## start Data supplied

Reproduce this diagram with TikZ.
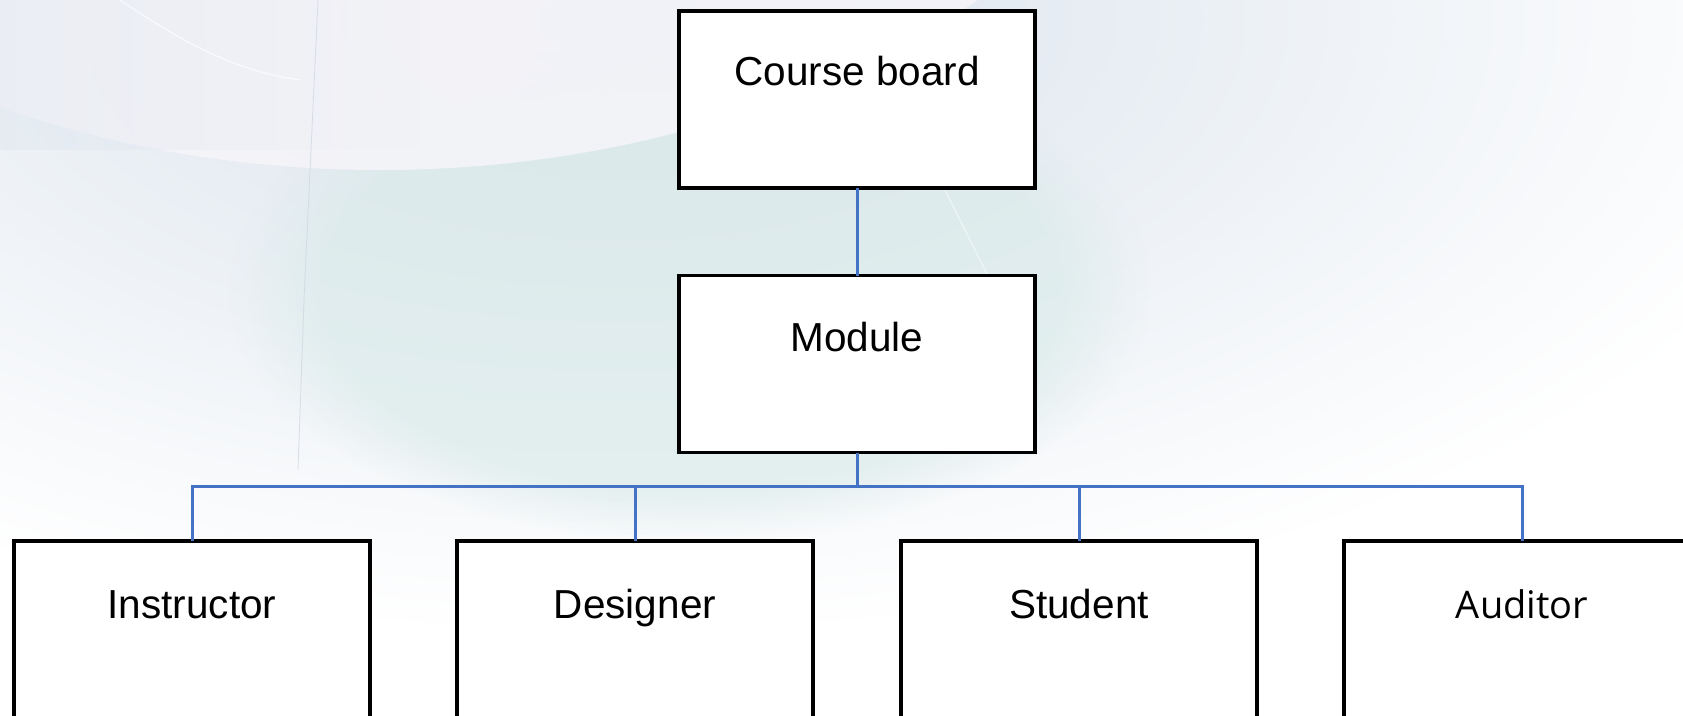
\documentclass[tikz,border=0pt]{standalone}
\usepackage{fontspec}
\setmainfont{Liberation Sans}
\newfontfamily\segoe{Open Sans}
\usetikzlibrary{fadings}
\definecolor{bgA}{HTML}{D9E2EC}
\definecolor{lav}{HTML}{F6F5F9}
\definecolor{tealbg}{HTML}{D8EAE8}
\definecolor{linkblue}{HTML}{4472C4}
\definecolor{faint}{HTML}{CBD4DE}
\tikzset{
  x=1pt, y=-1pt,
  box/.style={draw=black, line width=3.5pt, fill=white, minimum width=356pt, inner sep=0pt, outer sep=0pt},
  topbox/.style={box, minimum height=177pt},
  lowbox/.style={box, minimum height=219pt},
  lbl/.style={anchor=base, font=\fontsize{40.5}{48}\selectfont, inner sep=0pt},
  lnk/.style={draw=linkblue, line width=3pt}
}
\begin{document}
\begin{tikzpicture}
\useasboundingbox (0,0) rectangle (1683,715);
% background
\begin{scope}
\clip (0,0) rectangle (1683,715);
\fill[white] (0,0) rectangle (1683,715);
\shade[inner color=bgA, outer color=white] (620,20) ellipse [x radius=1250, y radius=620];
\fill[tealbg, opacity=0.6, path fading=circle with fuzzy edge 20 percent] (230,40) rectangle (1150,540);
\fill[lav, opacity=0.85] (380,-503) ellipse [x radius=900, y radius=673];
\fill[bgA, opacity=0.35, path fading=east] (0,0) rectangle (420,150);
\draw[faint, line width=0.8pt, opacity=0.7] (318,0) -- (304,300) -- (298,470);
\draw[white, line width=1.2pt, opacity=0.7] (120,0) .. controls (180,40) and (230,70) .. (300,80);
\draw[white, line width=1.5pt, opacity=0.45] (930,160) -- (1010,320);
\end{scope}
% boxes
\node[topbox] (cb) at (857,99.5) {};
\node[topbox] (mod) at (857,364) {};
\node[lowbox] (ins) at (192,650.5) {};
\node[lowbox] (des) at (635,650.5) {};
\node[lowbox] (stu) at (1079,650.5) {};
\node[lowbox] (aud) at (1522,650.5) {};
% labels
\node[lbl] (cbt) at ([yshift=-74pt]cb.north) {Course board};
\node[lbl] (modt) at ([yshift=-76pt]mod.north) {Module};
\node[lbl] (inst) at ([yshift=-77pt]ins.north) {Instructor};
\node[lbl] (dest) at ([yshift=-77pt]des.north) {Designer};
\node[lbl] (stut) at ([yshift=-77pt]stu.north) {Student};
\node[lbl, font=\segoe\fontsize{38}{46}\selectfont] (audt) at ([yshift=-77pt]aud.north) {Auditor};
% connectors
\coordinate (bar) at (857,486);
\draw[lnk] (cb.south) -- (mod.north);
\draw[lnk] (mod.south) -- (bar);
\draw[lnk] (bar) -| (ins.north);
\draw[lnk] (bar) -| (des.north);
\draw[lnk] (bar) -| (stu.north);
\draw[lnk] (bar) -| (aud.north);
\end{tikzpicture}
\end{document}
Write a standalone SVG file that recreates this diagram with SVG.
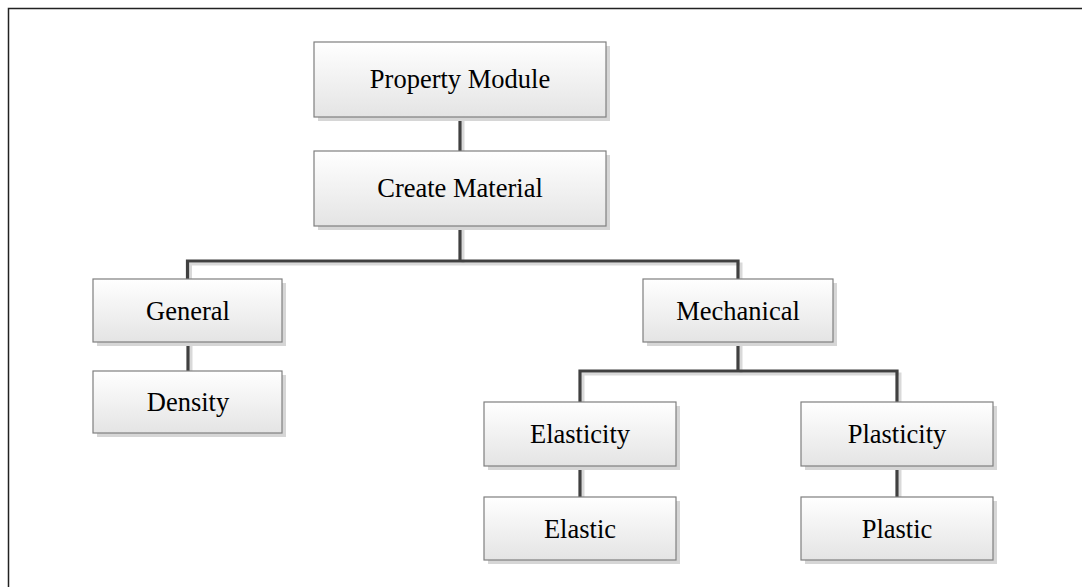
<svg xmlns="http://www.w3.org/2000/svg" width="1082" height="587" viewBox="0 0 1082 587">
  <defs>
    <linearGradient id="boxFill" x1="0" y1="0" x2="0" y2="1">
      <stop offset="0" stop-color="#ffffff"/>
      <stop offset="1" stop-color="#e4e4e4"/>
    </linearGradient>
  </defs>
  <style>
    .frame { fill: none; stroke: #222222; stroke-width: 1.5; }
    .shadow { fill: #d6d6d6; }
    .box { fill: url(#boxFill); stroke: #7f7f7f; stroke-width: 1.2; }
    .label { font-family: "Liberation Serif", "Times New Roman", serif; font-size: 26.5px; fill: #000000; text-anchor: middle; }
    .wire { fill: none; stroke: #404040; stroke-width: 3.2; stroke-linejoin: miter; stroke-linecap: butt; }
    .wire-shadow { fill: none; stroke: #d9d9d9; stroke-width: 3; }
  </style>

  <rect class="frame" x="8.5" y="8.5" width="1090" height="600"/>

  <!-- connectors -->
  <g id="connectors">
    <g transform="translate(3,3)">
      <path class="wire-shadow" d="M460,117 V151"/>
      <path class="wire-shadow" d="M460,226 V261 M187.5,279 V261 H738 V279"/>
      <path class="wire-shadow" d="M188,342 V371"/>
      <path class="wire-shadow" d="M738,342 V371 M580,402 V371 H897 V402"/>
      <path class="wire-shadow" d="M580,466 V497 M897,466 V497"/>
    </g>
    <path class="wire" d="M460,117 V151"/>
    <path class="wire" d="M460,226 V261 M187.5,279 V261 H738 V279"/>
    <path class="wire" d="M188,342 V371"/>
    <path class="wire" d="M738,342 V371 M580,402 V371 H897 V402"/>
    <path class="wire" d="M580,466 V497 M897,466 V497"/>
  </g>

  <g id="property-module">
    <rect class="shadow" x="318" y="46" width="292" height="75"/>
    <rect class="box" x="314" y="42" width="292" height="75"/>
    <text class="label" x="460" y="88">Property Module</text>
  </g>

  <g id="create-material">
    <rect class="shadow" x="318" y="155" width="292" height="75"/>
    <rect class="box" x="314" y="151" width="292" height="75"/>
    <text class="label" x="460" y="197">Create Material</text>
  </g>

  <g id="general">
    <rect class="shadow" x="97" y="283" width="189" height="63"/>
    <rect class="box" x="93" y="279" width="189" height="63"/>
    <text class="label" x="188" y="319.5">General</text>
  </g>

  <g id="density">
    <rect class="shadow" x="97" y="375" width="189" height="62"/>
    <rect class="box" x="93" y="371" width="189" height="62"/>
    <text class="label" x="188" y="411">Density</text>
  </g>

  <g id="mechanical">
    <rect class="shadow" x="647" y="283" width="190" height="63"/>
    <rect class="box" x="643" y="279" width="190" height="63"/>
    <text class="label" x="738" y="319.5">Mechanical</text>
  </g>

  <g id="elasticity">
    <rect class="shadow" x="488" y="406" width="192" height="64"/>
    <rect class="box" x="484" y="402" width="192" height="64"/>
    <text class="label" x="580" y="443">Elasticity</text>
  </g>

  <g id="elastic">
    <rect class="shadow" x="488" y="501" width="192" height="63"/>
    <rect class="box" x="484" y="497" width="192" height="63"/>
    <text class="label" x="580" y="537.5">Elastic</text>
  </g>

  <g id="plasticity">
    <rect class="shadow" x="805" y="406" width="192" height="64"/>
    <rect class="box" x="801" y="402" width="192" height="64"/>
    <text class="label" x="897" y="443">Plasticity</text>
  </g>

  <g id="plastic">
    <rect class="shadow" x="805" y="501" width="192" height="63"/>
    <rect class="box" x="801" y="497" width="192" height="63"/>
    <text class="label" x="897" y="537.5">Plastic</text>
  </g>
</svg>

## end Data supplied

• **Exercise goal**
Using the listing above, show each line holding the string "this".

• **Answer to the exercise**
Reproduce this diagram with TikZ.
Write a standalone SVG file that recreates this diagram with SVG.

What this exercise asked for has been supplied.